A-Eden, Jean Maison (par Didier Ayres)
A-Eden, Jean Maison, éditions Ad Solem, décembre 2018, 104 pages, 10,90 €
Poésie agreste
Je n’ai pas toujours l’occasion de chroniquer les livres de Jean Maison, poète que je connais depuis de longues années et vers lequel parfois mes pas me conduisent en Corrèze où il vit et travaille. Mais je sais le plaisir renouvelé de lire sa poésie intense, forte, ramassée et pourtant nue. Et du reste, la nudité compte ici beaucoup pour ces textes qui font un livre un peu étrange, dans lequel la page de gauche (qui est sujette dans des éditions bilingues à accueillir le texte dans sa langue originale) est blanche, comme si les poèmes de la page de droite étaient une traduction à partir du vide, du néant et de la nudité de la vie intérieure. Peut-être est-ce là une traduction du poète depuis la luminosité spirituelle, prière dite à voix basse et qui s’adosse à une foi intégrale et silencieuse ?
J’ai donc vu là un essai d’approfondissement vers l’immobilité, une quête de l’originel (de la première lettre de l’alphabet ?) – dont l’absolu de la page blanche est la limite – une recherche du plus ancien, au sens de la création édénique, en tout cas, une vision essentielle pour Jean Maison.

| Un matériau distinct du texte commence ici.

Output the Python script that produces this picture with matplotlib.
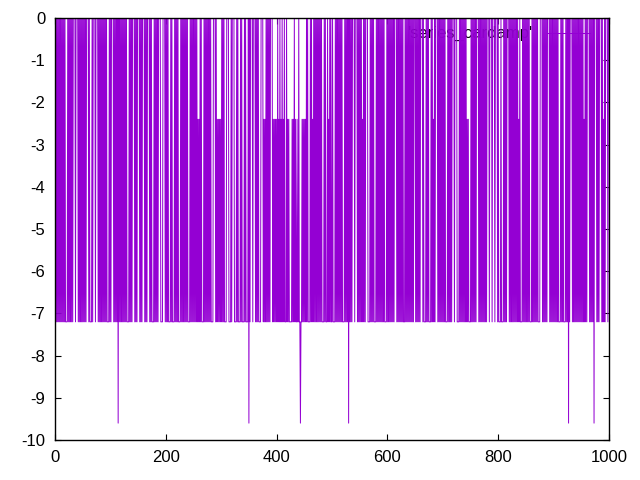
import numpy as np
import matplotlib
matplotlib.use("Agg")
import matplotlib.pyplot as plt
from matplotlib.lines import Line2D

# Each character is one sample; value = -2.4 * digit  (0 -> 0, 1 -> -2.4, 3 -> -7.2, 4 -> -9.6)
series_codes = (
    "03030303030303030303333030303030300003000030303030"
    "30303030000303333030000300003030303030303030333303"
    "03000030303030403030303030303033330303030000303030"
    "00030303000030303000030303333030303030000333300003"
    "03030333303033330303030333303030303030303333030303"
    "03030303131303033330303030303030333300003031313131"
    "30303033330000333303000033330303333030333303033330"
    "40300003000030303033330000313130303030300003131313"
    "13031303130313033303131333331313031331330334331313"
    "13130303333030313030303030303030333303033303130303"
    "30333303030303030303333030303040303030000300003030"
    "30303130303000033330303030333303030303030303033330"
    "30303030303030000303030303030333030303030303030300"
    "03030303030000303333030303333030313030000303030303"
    "03030333303030303000030000333303030303030303131333"
    "30303030303000030303030303030300003000030000300003"
    "03333033330303030000303030303030303031303333030303"
    "03030303333030303030303333000030303030300003030303"
    "03030303033330303033330303040300003030303030303030"
    "30303130303000030303030400003030300003031303000030"
)
step = -2.4
legend_label = "'series_cardamp'"
x_ticks = [0, 200, 400, 600, 800, 1000]
y_ticks = [0, -1, -2, -3, -4, -5, -6, -7, -8, -9, -10]

values = np.array([int(c) for c in series_codes]) * step
x = np.arange(len(values))

plt.rcParams['font.family'] = ['Liberation Sans', 'DejaVu Sans']
fig = plt.figure(figsize=(6.4, 4.8), dpi=100)
ax = fig.add_axes([55/640, 1-440/480, (609-55)/640, (440-18)/480])
color = '#9400D3'
ax.plot(x, values, color=color, lw=0.72, zorder=3)
ax.set_xlim(0, 1000)
ax.set_ylim(-10, 0)
ax.set_xticks(x_ticks)
ax.set_yticks(y_ticks)
ax.set_xticklabels([str(t) for t in x_ticks])
ax.set_yticklabels([str(t) for t in y_ticks])
ax.tick_params(direction='in', length=4.5, width=0.8, top=True, right=True,
               labelsize=12, colors='black', pad=7)
for s in ax.spines.values():
    s.set_linewidth(1.0)
    s.set_zorder(5)

# key (gnuplot style, top right)
ax.text(532/640, 1-33/480, legend_label, transform=fig.transFigure, ha='right', va='center',
        fontsize=12, color='black', zorder=1)
fig.lines.append(Line2D([547/640, 590/640], [1-33/480, 1-33/480], transform=fig.transFigure,
                        color=color, lw=0.72))

fig.savefig('out.png', dpi=100)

Et comme l’indiquent clairement les courtes strophes du recueil, qui baignent dans la blancheur, on voit nettement que cette recherche est celle du peu, de la petite chose, de la simple lumière d’une bougie par exemple, qui suffit à tracer un cône régulier lumineux où le poète peut se réfugier, refuge pour lui et sa littérature. Une chandelle donc comme un cierge, éclairage sobre, vie des feux, qui illumine sourdement sans doute la petite église de St-Augustin où Jean Maison réside.
Cette visée quintessentielle trouve place dans un milieu rural, naturel, celui d’un petit village corrézien qui semble par la passivité de ses maisons de pierre grise, vêtues si je puis dire d’ardoise d’Allassac, de placettes et de chemins herbeux comme on les connaît si bien en Limousin, se placer devant quelque chose d’éternel, d’originel, comme la page de gauche, sa lactescence presque inquiétante qui signifie la pensée, de l’auteur, en marche.
Par la fenêtre ouverte
Une ondée
Encrée de magenta
Imprime le linge
Tu hésites
Depuis l’ablution
Incliné à l’appel
De ce qui adviendra
Le poète demeure dans un monde agreste, et cela par goût d’une essence qui ne supporte pas les contingences. C’est pour dire l’importance de chaque signe, de chaque tentative pour saisir l’aigrette miraculeuse du vers, puis de la strophe et enfin peut-être, après des silences, du labeur et du repos.
Le jardin cède
À la sobriété du verger
Il neige sur les fruits rouges de l’églantier
Sur le fardier
Près du feu
À l’heure de la visite
Le linge froissé flotte
Sur un traversin d’herbes sèches
Donc le poème est comme ce fil de coton rouge que l’on cousait il y a peu encore, sur les effets d’un écolier, pour accompagner son linge à l’internat, ce qui ici signifierait la trace continuelle de l’inquiétude de l’activité de la pensée, qui dessine une trace de feu sur l’esprit du poète, une espèce de feu grégeois paradoxal et beau. Souffrir cet enfermement, cette claustration est d’ordre spirituel, pour qui peut se nourrir certes de langage, mais aussi d’images plastiques, par exemple des images du monde végétal – ce qui évite au poète d’agir comme un iconoclaste. Images donc et aussi amour, amour presque physique avec l’idée de l’Aimée, cette extension merveilleuse qui poursuit la grande tradition du Cantique.